Problem statement:
Make an exact copy of the lines, leaving the pictures out.
═════ Given data
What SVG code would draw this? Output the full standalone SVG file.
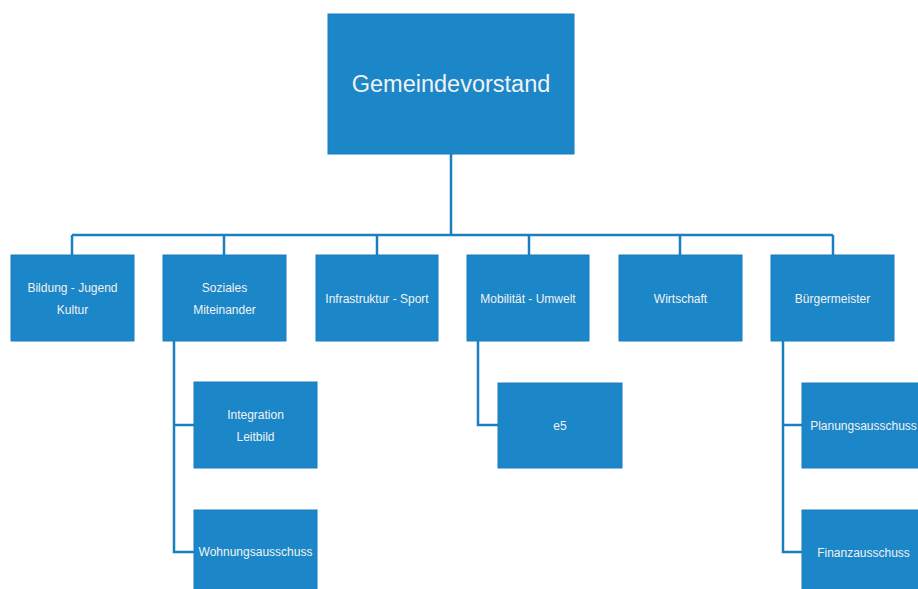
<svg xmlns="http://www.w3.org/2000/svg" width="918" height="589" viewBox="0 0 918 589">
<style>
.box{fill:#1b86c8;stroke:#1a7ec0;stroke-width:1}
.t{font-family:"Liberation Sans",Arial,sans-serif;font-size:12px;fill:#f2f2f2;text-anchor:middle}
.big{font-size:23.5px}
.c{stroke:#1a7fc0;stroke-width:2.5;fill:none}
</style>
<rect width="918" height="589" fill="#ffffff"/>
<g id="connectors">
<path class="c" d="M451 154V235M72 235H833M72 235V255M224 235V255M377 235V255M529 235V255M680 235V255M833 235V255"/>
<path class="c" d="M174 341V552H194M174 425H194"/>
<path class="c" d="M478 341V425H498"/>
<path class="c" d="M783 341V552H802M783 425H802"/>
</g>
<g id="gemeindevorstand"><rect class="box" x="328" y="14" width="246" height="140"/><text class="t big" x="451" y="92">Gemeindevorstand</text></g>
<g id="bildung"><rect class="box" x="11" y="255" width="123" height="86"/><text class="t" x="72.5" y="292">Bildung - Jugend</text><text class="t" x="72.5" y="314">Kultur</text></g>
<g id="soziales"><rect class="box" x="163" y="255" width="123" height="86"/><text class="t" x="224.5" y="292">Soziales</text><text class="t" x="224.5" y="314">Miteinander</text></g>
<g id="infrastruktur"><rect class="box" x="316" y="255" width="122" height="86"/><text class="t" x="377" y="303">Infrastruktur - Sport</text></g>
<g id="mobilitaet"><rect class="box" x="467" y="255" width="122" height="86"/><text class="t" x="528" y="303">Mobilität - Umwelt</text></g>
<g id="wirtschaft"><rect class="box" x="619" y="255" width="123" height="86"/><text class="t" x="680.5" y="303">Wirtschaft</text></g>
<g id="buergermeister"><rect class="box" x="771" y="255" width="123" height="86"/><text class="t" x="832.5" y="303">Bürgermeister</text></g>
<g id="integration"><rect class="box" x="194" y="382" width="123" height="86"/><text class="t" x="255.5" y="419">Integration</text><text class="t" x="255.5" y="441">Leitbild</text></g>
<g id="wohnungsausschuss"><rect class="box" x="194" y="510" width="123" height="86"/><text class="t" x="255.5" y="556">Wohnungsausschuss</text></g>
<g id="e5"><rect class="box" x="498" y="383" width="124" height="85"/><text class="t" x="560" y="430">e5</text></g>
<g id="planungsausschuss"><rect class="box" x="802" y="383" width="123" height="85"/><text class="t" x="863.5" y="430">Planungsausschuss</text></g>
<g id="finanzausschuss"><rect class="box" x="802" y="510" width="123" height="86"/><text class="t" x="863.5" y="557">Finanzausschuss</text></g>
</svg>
══════════
Exercise answer:
What SVG code would draw this? Output the full standalone SVG file.
<svg xmlns="http://www.w3.org/2000/svg" width="918" height="589" viewBox="0 0 918 589">
<style>
.box{fill:#1b86c8;stroke:#1a7ec0;stroke-width:1}
.t{font-family:"Liberation Sans",Arial,sans-serif;font-size:12px;fill:#f2f2f2;text-anchor:middle}
.big{font-size:23.5px}
.c{stroke:#1a7fc0;stroke-width:2.5;fill:none}
</style>
<rect width="918" height="589" fill="#ffffff"/>
<g id="connectors">
<path class="c" d="M451 154V235M72 235H833M72 235V255M224 235V255M377 235V255M529 235V255M680 235V255M833 235V255"/>
<path class="c" d="M174 341V552H194M174 425H194"/>
<path class="c" d="M478 341V425H498"/>
<path class="c" d="M783 341V552H802M783 425H802"/>
</g>
<g id="gemeindevorstand"><rect class="box" x="328" y="14" width="246" height="140"/><text class="t big" x="451" y="92">Gemeindevorstand</text></g>
<g id="bildung"><rect class="box" x="11" y="255" width="123" height="86"/><text class="t" x="72.5" y="292">Bildung - Jugend</text><text class="t" x="72.5" y="314">Kultur</text></g>
<g id="soziales"><rect class="box" x="163" y="255" width="123" height="86"/><text class="t" x="224.5" y="292">Soziales</text><text class="t" x="224.5" y="314">Miteinander</text></g>
<g id="infrastruktur"><rect class="box" x="316" y="255" width="122" height="86"/><text class="t" x="377" y="303">Infrastruktur - Sport</text></g>
<g id="mobilitaet"><rect class="box" x="467" y="255" width="122" height="86"/><text class="t" x="528" y="303">Mobilität - Umwelt</text></g>
<g id="wirtschaft"><rect class="box" x="619" y="255" width="123" height="86"/><text class="t" x="680.5" y="303">Wirtschaft</text></g>
<g id="buergermeister"><rect class="box" x="771" y="255" width="123" height="86"/><text class="t" x="832.5" y="303">Bürgermeister</text></g>
<g id="integration"><rect class="box" x="194" y="382" width="123" height="86"/><text class="t" x="255.5" y="419">Integration</text><text class="t" x="255.5" y="441">Leitbild</text></g>
<g id="wohnungsausschuss"><rect class="box" x="194" y="510" width="123" height="86"/><text class="t" x="255.5" y="556">Wohnungsausschuss</text></g>
<g id="e5"><rect class="box" x="498" y="383" width="124" height="85"/><text class="t" x="560" y="430">e5</text></g>
<g id="planungsausschuss"><rect class="box" x="802" y="383" width="123" height="85"/><text class="t" x="863.5" y="430">Planungsausschuss</text></g>
<g id="finanzausschuss"><rect class="box" x="802" y="510" width="123" height="86"/><text class="t" x="863.5" y="557">Finanzausschuss</text></g>
</svg>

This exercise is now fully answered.